Senators Manchin and Sinema need to vote for the Build Back Better Act

January 14, 2022

In 2021, the expanded monthly Child Tax Credit (CTC) drastically reduced child poverty, provided a buffer against rising costs, and dramatically improved the overall wellbeing of children in America. But that lifeline ended December 15th for more than 200,000 children in Maine and tens of millions of families across the country, because Congress failed to pass Build Back Better Act.

The Center on Poverty & Social Policy at Columbia University reported that the child tax credit reached 61.1 million children, lifting about 3.6 million kids out of poverty. A U.S. Census Bureau report found that most families were using the payments for necessities like food, rent and utilities.

“The relief parents have felt across the country from CTC is hard to understand if you haven’t had to scrape by month to month, knowing your children are missing out on everyday essentials that others take for granted. With incomes not reflecting inflation and not indexed so they would have increased over time, too many Mainers live on the edge. They need these funds to help them and their children,” said Solon Center for Research and Publishing President Ramona du Houx. “It’s Dickensian to have two Democratic US Senators hold up this essential lifeline for millions. They need to align their principals to their votes and ensure the Build Back Better Act passes.”

According to Maine Center for Economic Policy analysis, 45 percent of Maine families couldn’t afford an unexpected $400 expense in 2018 – and since the start of the pandemic the situation has worsened considerably, with nearly a third of U.S. households having trouble paying for normal expenses like mortgage payments.

Hundreds of economists agree: The expanded, monthly Child Tax Credit payments are working. Parents are encouraged to go back to work knowing that monthly payments are coming to help foot the bill for child care and prepare for the unexpected costs of an emergency — whether it’s a sick kid or the car breaking down.

If Congress had passed Build Back Better Act by Dec. 31, the CTC would have continued to be paid to families every month, and families would have continued receiving up to $1,600 per year more than they did before the American Rescue Plan Act became law.

Now Senate leaders and the White House are negotiating the details to try and reason with Sen. Joe Manchin (WV) and Sen. K. Sinema (AZ) who are members of the Democratic Party but are not embracing its principals.

“The CTC has been the best tool to lift children out of poverty since F.D.R.’s New Deal. Every child needs to be given a chance to grow up without want, without stretching pains in their stomachs because of hunger,” added du Houx.

The expanded monthly CTC put up to $3,600 more a year, per child, into the hands of nearly every family with children and brought more than an estimated $435 million to Maine families.

At more than $1,000 a month, on top of the expenses that everyone has, the costs of raising a child are staggering. Expanded monthly CTC payments have helped parents pay for daycare, diapers, and formula. Everyone should have the means to care for their families. The CTC ensures that our country’s economic recovery is felt by everyone, from working families struggling with basic needs like food, rent, and bills, to middle-class families that need help with child care and college savings.
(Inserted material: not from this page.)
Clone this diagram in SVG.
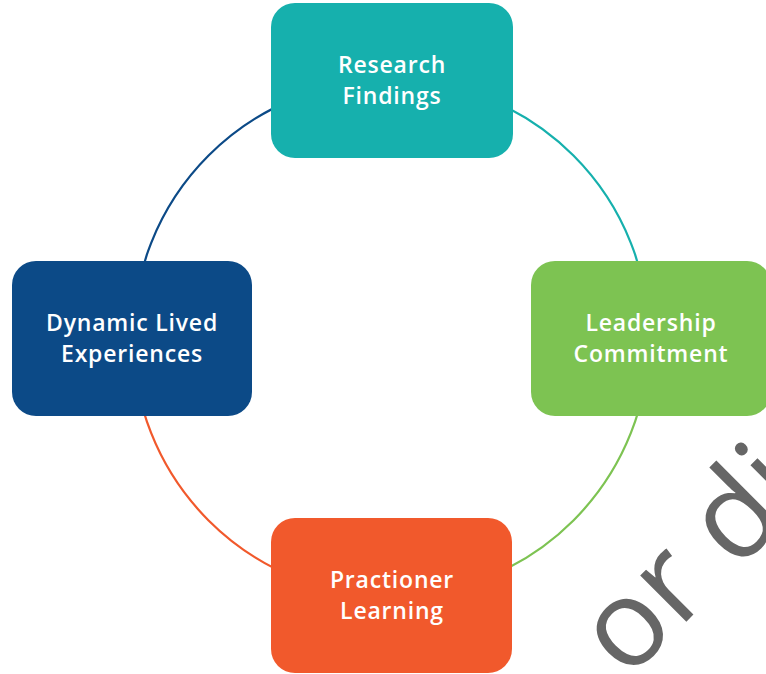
<svg xmlns="http://www.w3.org/2000/svg" width="766" height="674" viewBox="0 0 766 674">
  <style>
    .box { stroke: none; }
    .label { font-family: "Open Sans", Lato, "Liberation Sans", sans-serif; font-weight: 600; font-size: 23px; fill: #ffffff; text-anchor: middle; font-variant-ligatures: none; letter-spacing: 0.8px; }
    .arc { fill: none; stroke-width: 2.2; }
    .mark { font-family: "Open Sans", "Liberation Sans", sans-serif; font-size: 122px; fill: #666666; }
  </style>
  <rect width="766" height="674" fill="#ffffff"/>

  <!-- cycle ring, one arc per quadrant -->
  <g id="connectors">
    <path class="arc" stroke="#16b0ad" d="M391 80 A258 258 0 0 1 649 338"/>
    <path class="arc" stroke="#7dc352" d="M649 338 A258 258 0 0 1 391 596"/>
    <path class="arc" stroke="#f1592c" d="M391 596 A258 258 0 0 1 133 338"/>
    <path class="arc" stroke="#0c4a87" d="M133 338 A258 258 0 0 1 391 80"/>
  </g>

  <g id="research-findings">
    <rect class="box" x="271" y="3" width="242" height="155" rx="24" fill="#16b0ad"/>
    <text class="label" x="392" y="73">Research</text>
    <text class="label" x="392" y="104">Findings</text>
  </g>

  <g id="leadership-commitment">
    <rect class="box" x="531" y="261" width="240" height="155" rx="24" fill="#7dc352"/>
    <text class="label" x="651" y="331">Leadership</text>
    <text class="label" x="651" y="362">Commitment</text>
  </g>

  <g id="practioner-learning">
    <rect class="box" x="271" y="518" width="241" height="155" rx="24" fill="#f1592c"/>
    <text class="label" x="392" y="588">Practioner</text>
    <text class="label" x="392" y="619">Learning</text>
  </g>

  <g id="dynamic-lived-experiences">
    <rect class="box" x="12" y="261" width="240" height="155" rx="24" fill="#0c4a87"/>
    <text class="label" x="132" y="331">Dynamic Lived</text>
    <text class="label" x="132" y="362">Experiences</text>
  </g>

  <text class="mark" transform="translate(627 681) rotate(-45)">or di</text>
</svg>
The CTC also helps close the gap between white families and families of color, who have disproportionately borne the brunt of the pandemic.

Background
Democrats in Congress and President Joe Biden expanded the Child Tax Credit and made it a monthly payment rather than an annual tax credit as part of the American Rescue Plan Act of 2021.

The monthly payment gave parents up to $300 per child ages five and younger and up to $250 per child ages six to 17.Without the Build Back Better ACT, the CTC payment will drop to $2,000 and be paid once a year rather than monthly.

The CTC is now fully refundable, which means that for the first time, families whose incomes are too low to pay income tax are getting their payments. But people who do not file a tax return do need to apply separately, and they could miss out on thousands of dollars. (More data on why people may not file taxes and claim IRS benefits, and who is missing out on the expanded CTC.)